Participants who preinstated the test environment recalled more studied items than did participants who did not, suggesting that preinstatement is an effective strategy for overcoming the negative memorial effects of environmental context change. The proportions of items recalled in the SC condition and in the DC condition were not significantly different; however, the analysis of intrusion errors confirmed significant effects of context change. In addition, the intrusion analyses revealed more successful list discrimination in both of the DC conditions, regardless of whether the test context was preinstated or not. Thus, preinstating the test context enhanced free recall by increasing the number of target items recalled and by reducing interference from irrelevant memory traces.

While performance in the SC condition was numerically greater than performance in the DC condition, this difference was not statistically significant, and it is important to address this small effect, given that others have demonstrated larger effects of context change (Sahakyan, 2010; Smith, 1979). First, when referring to differences in performance, we need to consider both the items that were correctly recalled and intrusions. In fact, we used two study lists so that we could measure intrusion rates to provide a measure of list discrimination because it is possible that, in the SC condition, the addition of the second study list in the same environment produced interference during the L1 test, decreasing performance in the SC condition (Strand, 1970). Thus, while individuals in the SC condition may have benefitted from the match in context between study and test, performance may have suffered due to interference from L2, which is in fact predicted by our model, and the reduction in intrusion errors when a change of context occurs between lists is consistent with prior work (Lehman & Malmberg, 2009; Sahakyan, 2010). While list discrimination may have been difficult for participants in the SC condition, reflected by higher intrusion rates, participants in the DC and DC–P conditions studied one list in an outdoor setting and one list in an indoor setting, providing more differentiation between lists. The preinstatement of test context allows these overlapping features to be stored, which would increase the confusion between L1 and L2 if it were not for the fact that the change in physical environment also occurred. Hence, the intrusion rates are not higher in the DC–P condition than in the DC condition.

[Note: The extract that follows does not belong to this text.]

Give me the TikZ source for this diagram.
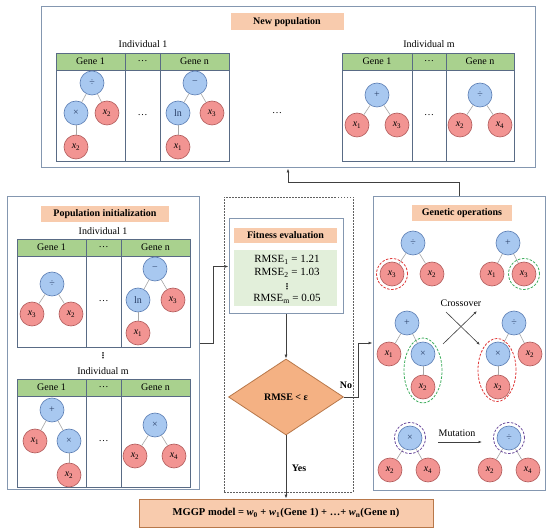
\documentclass[tikz,border=0pt]{standalone}
\usepackage{fontspec}
\setmainfont{Liberation Serif}
\newfontfamily\dvs{DejaVu Sans}
\usetikzlibrary{shapes.geometric,arrows.meta,calc}
\definecolor{opf}{HTML}{A8C8F0}
\definecolor{opb}{HTML}{5B7DB3}
\definecolor{optx}{HTML}{2A4068}
\definecolor{varf}{HTML}{F29492}
\definecolor{varb}{HTML}{B05A5A}
\definecolor{hdr}{HTML}{A9D18E}
\definecolor{lblf}{HTML}{F8CBAD}
\definecolor{fitg}{HTML}{E2EFDA}
\definecolor{diaf}{HTML}{F4B183}
\definecolor{diab}{HTML}{B8784A}
\definecolor{boxc}{HTML}{8497B0}
\definecolor{tabc}{HTML}{596B85}
\definecolor{edgec}{HTML}{A6A6A6}
\definecolor{conc}{HTML}{404040}
\definecolor{dotc}{HTML}{606060}
\definecolor{redd}{HTML}{E03A3A}
\definecolor{grnd}{HTML}{3FAE5E}
\definecolor{purd}{HTML}{6E4E9E}
\newcommand\xv[1]{\textit{x}\textsubscript{#1}}
\newcommand\genetab[8]{%
  \fill[hdr] (#2,#6) rectangle (#5,#7);
  \draw[tab] (#2,#6) rectangle (#5,#8);
  \draw[tab] (#2,#7) -- (#5,#7);
  \draw[tab] (#3,#6) -- (#3,#8);
  \draw[tab] (#4,#6) -- (#4,#8);
  \node[txt] (#1h1) at ({(#2+#3)/2},{(#6+#7)/2}) {Gene 1};
  \node[txt] (#1hd) at ({(#3+#4)/2},{(#6+#7)/2}) {…};
  \node[txt] (#1hn) at ({(#4+#5)/2},{(#6+#7)/2}) {Gene n};
  \node[txt] (#1bd) at ({(#3+#4)/2},{(#7+#8)/2}) {…};
}
\begin{document}
\begin{tikzpicture}[x=1pt,y=-1pt,
  op/.style={circle,draw=opb,fill=opf,line width=0.6pt,minimum size=24pt,inner sep=0pt,text=optx,font=\fontsize{10}{10}\selectfont},
  var/.style={circle,draw=varb,fill=varf,line width=0.6pt,minimum size=24pt,inner sep=0pt,font=\fontsize{10}{10}\selectfont},
  te/.style={draw=edgec,line width=0.6pt},
  tab/.style={draw=tabc,line width=0.7pt},
  box/.style={draw=boxc,line width=1pt,inner sep=0pt},
  lbl/.style={fill=lblf,font=\bfseries\fontsize{10}{12}\selectfont,inner sep=0pt},
  txt/.style={font=\fontsize{10}{12}\selectfont,inner sep=0pt},
  vd/.style={font=\dvs\bfseries\fontsize{8}{8}\selectfont,inner sep=0pt},
  arr/.style={draw=conc,line width=0.8pt,-{Latex[length=4pt,width=3pt]}},
  thinarr/.style={draw=conc,line width=0.6pt,-{Latex[length=3.5pt,width=2.5pt]}},
  dsh/.style={circle,dash pattern=on 2.5pt off 1.5pt,line width=0.8pt,minimum size=31pt,inner sep=0pt},
  dshe/.style={ellipse,dash pattern=on 2.5pt off 1.5pt,line width=0.8pt,inner sep=0pt}
]
\useasboundingbox (0,0) rectangle (550,532);
\fill[white] (0,0) rectangle (550,532);

% ===== New population =====
\node[box,minimum width=494pt,minimum height=161pt] (topbox) at (288,87.5) {};
\node[lbl,minimum width=113pt,minimum height=17pt] (newpop) at (287,22) {New population};
\node[txt] (ind1a) at (143,44) {Individual 1};
\genetab{ta}{56}{125}{160}{229}{53}{70}{161}
\node[op] (a1r) at (92,83) {÷};
\node[op] (a1m) at (76,113) {×};
\node[var] (a1x) at (107,113) {\xv2};
\node[var] (a1y) at (76,147) {\xv2};
\draw[te] (a1r) -- (a1m); \draw[te] (a1r) -- (a1x); \draw[te] (a1m) -- (a1y);
\node[op] (anr) at (195,83) {−};
\node[op] (anl) at (178,113) {ln};
\node[var] (anx) at (212,113) {\xv3};
\node[var] (any) at (178,147) {\xv1};
\draw[te] (anr) -- (anl); \draw[te] (anr) -- (anx); \draw[te] (anl) -- (any);
\node[txt] (midd) at (277,113) {…};
\node[txt] (indma) at (429,44) {Individual m};
\genetab{tb}{342}{412}{446}{514}{53}{70}{161}
\node[op] (b1r) at (377,95) {+};
\node[var] (b1x) at (357,125) {\xv1};
\node[var] (b1y) at (397,125) {\xv3};
\draw[te] (b1r) -- (b1x); \draw[te] (b1r) -- (b1y);
\node[op] (bnr) at (480,95) {÷};
\node[var] (bnx) at (460,125) {\xv2};
\node[var] (bny) at (500,125) {\xv4};
\draw[te] (bnr) -- (bnx); \draw[te] (bnr) -- (bny);

% ===== Population initialization =====
\node[box,minimum width=192pt,minimum height=292pt] (popbox) at (103,343) {};
\node[lbl,minimum width=128pt,minimum height=16pt] (popl) at (105,214) {Population initialization};
\node[txt] (ind1c) at (103,231) {Individual 1};
\genetab{tc}{17}{86}{121}{190}{239}{256}{347}
\node[op] (c1r) at (52,284) {÷};
\node[var] (c1x) at (32,314) {\xv3};
\node[var] (c1y) at (71,314) {\xv2};
\draw[te] (c1r) -- (c1x); \draw[te] (c1r) -- (c1y);
\node[op] (cnr) at (155,269) {−};
\node[op] (cnl) at (138,300) {ln};
\node[var] (cnx) at (173,300) {\xv3};
\node[var] (cny) at (138,333) {\xv1};
\draw[te] (cnr) -- (cnl); \draw[te] (cnr) -- (cnx); \draw[te] (cnl) -- (cny);
\node[vd] (vdp) at (103,356) {⋮};
\node[txt] (indmc) at (103,371) {Individual m};
\genetab{td}{17}{86}{121}{190}{379}{396}{487}
\node[op] (d1r) at (52,410) {+};
\node[var] (d1x) at (35,441) {\xv1};
\node[op] (d1m) at (69,441) {×};
\node[var] (d1y) at (69,475) {\xv2};
\draw[te] (d1r) -- (d1x); \draw[te] (d1r) -- (d1m); \draw[te] (d1m) -- (d1y);
\node[op] (dnr) at (155,425) {×};
\node[var] (dnx) at (135,456) {\xv2};
\node[var] (dny) at (174,456) {\xv4};
\draw[te] (dnr) -- (dnx); \draw[te] (dnr) -- (dny);

% ===== Fitness evaluation =====
\node[draw=dotc,dash pattern=on 1.5pt off 1.5pt,line width=0.6pt,minimum width=129pt,minimum height=295pt,inner sep=0pt] (dotbox) at (288.5,344.5) {};
\node[box,fill=white,minimum width=114pt,minimum height=95pt] (fitbox) at (286,266.5) {};
\node[lbl,minimum width=103pt,minimum height=15pt] (fitl) at (285.5,235.5) {Fitness evaluation};
\node[fill=fitg,minimum width=103pt,minimum height=56pt,inner sep=0pt] (fitg) at (285.5,278) {};
\node[font=\fontsize{11}{12}\selectfont,inner sep=0pt] (r1) at (287,260) {RMSE\textsubscript{1} = 1.21};
\node[font=\fontsize{11}{12}\selectfont,inner sep=0pt] (r2) at (287,273) {RMSE\textsubscript{2} = 1.03};
\node[vd] (r3) at (287,286.5) {⋮};
\node[font=\fontsize{11}{12}\selectfont,inner sep=0pt] (r4) at (287,299) {RMSE\textsubscript{m} = 0.05};
\node[diamond,draw=diab,fill=diaf,line width=0.8pt,minimum width=115pt,minimum height=76pt,inner sep=0pt,font=\bfseries\fontsize{10}{12}\selectfont] (dia) at (286,397) {RMSE < ε};

% ===== MGGP model =====
\node[draw=diab,fill=lblf,line width=0.8pt,minimum width=294pt,minimum height=28pt,inner sep=0pt,font=\bfseries\fontsize{10.5}{12}\selectfont] (mggp) at (286,513) {MGGP model = \textit{w}\textsubscript{0} + \textit{w}\textsubscript{1}(Gene 1) + …+ \textit{w}\textsubscript{n}(Gene n)};

% ===== Genetic operations =====
\node[box,minimum width=172pt,minimum height=293pt] (genbox) at (459,343.5) {};
\node[lbl,minimum width=100pt,minimum height=16pt] (genl) at (462,213) {Genetic operations};
\node[op] (g1r) at (413,243) {÷};
\node[var] (g1x) at (392,274) {\xv3};
\node[var] (g1y) at (432,274) {\xv2};
\draw[te] (g1r) -- (g1x); \draw[te] (g1r) -- (g1y);
\node[dsh,draw=redd] (g1c) at (392,274) {};
\node[op] (g2r) at (508,243) {+};
\node[var] (g2x) at (492,274) {\xv1};
\node[var] (g2y) at (524,274) {\xv3};
\draw[te] (g2r) -- (g2x); \draw[te] (g2r) -- (g2y);
\node[dsh,draw=grnd] (g2c) at (524,274) {};
\node[txt] (cross) at (461,303) {Crossover};
\coordinate (c1s) at (443,344); \coordinate (c1e) at (477,311);
\coordinate (c2s) at (446,312); \coordinate (c2e) at (480,345);
\draw[thinarr] (c1s) -- (c1e);
\draw[thinarr] (c2s) -- (c2e);
\node[op] (g3r) at (407,323) {+};
\node[var] (g3x) at (389,354) {\xv1};
\node[op] (g3m) at (423,354) {×};
\node[var] (g3y) at (423,387) {\xv2};
\draw[te] (g3r) -- (g3x); \draw[te] (g3r) -- (g3m); \draw[te] (g3m) -- (g3y);
\node[dshe,draw=grnd,minimum width=38pt,minimum height=65pt] (g3e) at (423,370.5) {};
\node[op] (g4r) at (514,323) {÷};
\node[op] (g4m) at (498,354) {×};
\node[var] (g4x) at (530,354) {\xv2};
\node[var] (g4y) at (498,387) {\xv2};
\draw[te] (g4r) -- (g4m); \draw[te] (g4r) -- (g4x); \draw[te] (g4m) -- (g4y);
\node[dshe,draw=redd,minimum width=38pt,minimum height=63pt] (g4e) at (497,370) {};
\node[op] (g5r) at (410,438) {×};
\node[var] (g5x) at (390,470) {\xv2};
\node[var] (g5y) at (428,470) {\xv4};
\draw[te] (g5r) -- (g5x); \draw[te] (g5r) -- (g5y);
\node[dsh,draw=purd] (g5c) at (410,438) {};
\node[txt] (mut) at (457,433) {Mutation};
\coordinate (m1) at (438,442); \coordinate (m2) at (482,442);
\draw[thinarr] (m1) -- (m2);
\node[op] (g6r) at (509,438) {÷};
\node[var] (g6x) at (490,470) {\xv2};
\node[var] (g6y) at (528,470) {\xv4};
\draw[te] (g6r) -- (g6x); \draw[te] (g6r) -- (g6y);
\node[dsh,draw=purd] (g6c) at (509,438) {};

% ===== connectors =====
\coordinate (j1) at (213,343);
\draw[arr] (popbox.east |- j1) -- (j1) |- (fitbox.west);
\draw[arr] (fitbox.south) -- (dia.north);
\draw[arr] (dia.south) -- (mggp.north);
\node[font=\bfseries\fontsize{10}{12}\selectfont,inner sep=0pt] (yes) at (299,468) {Yes};
\coordinate (j2) at (358,343);
\draw[arr] (dia.east) -| (j2) -- (genbox.west |- j2);
\node[font=\bfseries\fontsize{10}{12}\selectfont,inner sep=0pt] (no) at (346,385) {No};
\coordinate (j3) at (288,182);
\draw[arr] (genbox.north) |- (j3) -- (topbox.south);
\end{tikzpicture}
\end{document}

The benefits of preinstatement on later memory are consistent with research showing that visualizing or imagining an anticipated action improves performance in sports (Martin, Moritz, & Hall, 1999; Schmidt & Wrisberg, 2004) and in brain injury rehabilitation work (Lui, Chan, Lee, & Hui-Chan, 2004). Future work may also examine how preinstatement affects other psychological phenomena in which environmental context may play an important role, such as phobias. For example, in the treatment of arachnophobia, Mystkowski, Craske, Echiverri, and Labus (2006) found that anxiety returned when an individual with a spider phobia encountered a spider in a different environment than the one in which he had received treatment, but if he or she encountered a spider in the same environment, anxiety did not increase. Context also plays a role in drug addiction. For example, individuals with positive expectations about alcohol, who are more likely to develop alcohol-use disorders (Goldman, Darkes, Reich, & Brandon, 2006), more easily access these positive expectancies when in an environmental context that matches the context in which alcohol is consumed (such as a bar), as compared with a neutral environment (such as an office; Wall, Hinson, McKee, & Goldstein, 2001). Although treatment might appear successful in an office environment, relapse may be more likely when individuals return to the alcohol-related context. Findings from the present study suggest that a strategy of preinstatement, involving visualization of an environment in which a stimulus might be encountered, may lead to better treatment outcomes for phobias and addictions than standard treatment methods.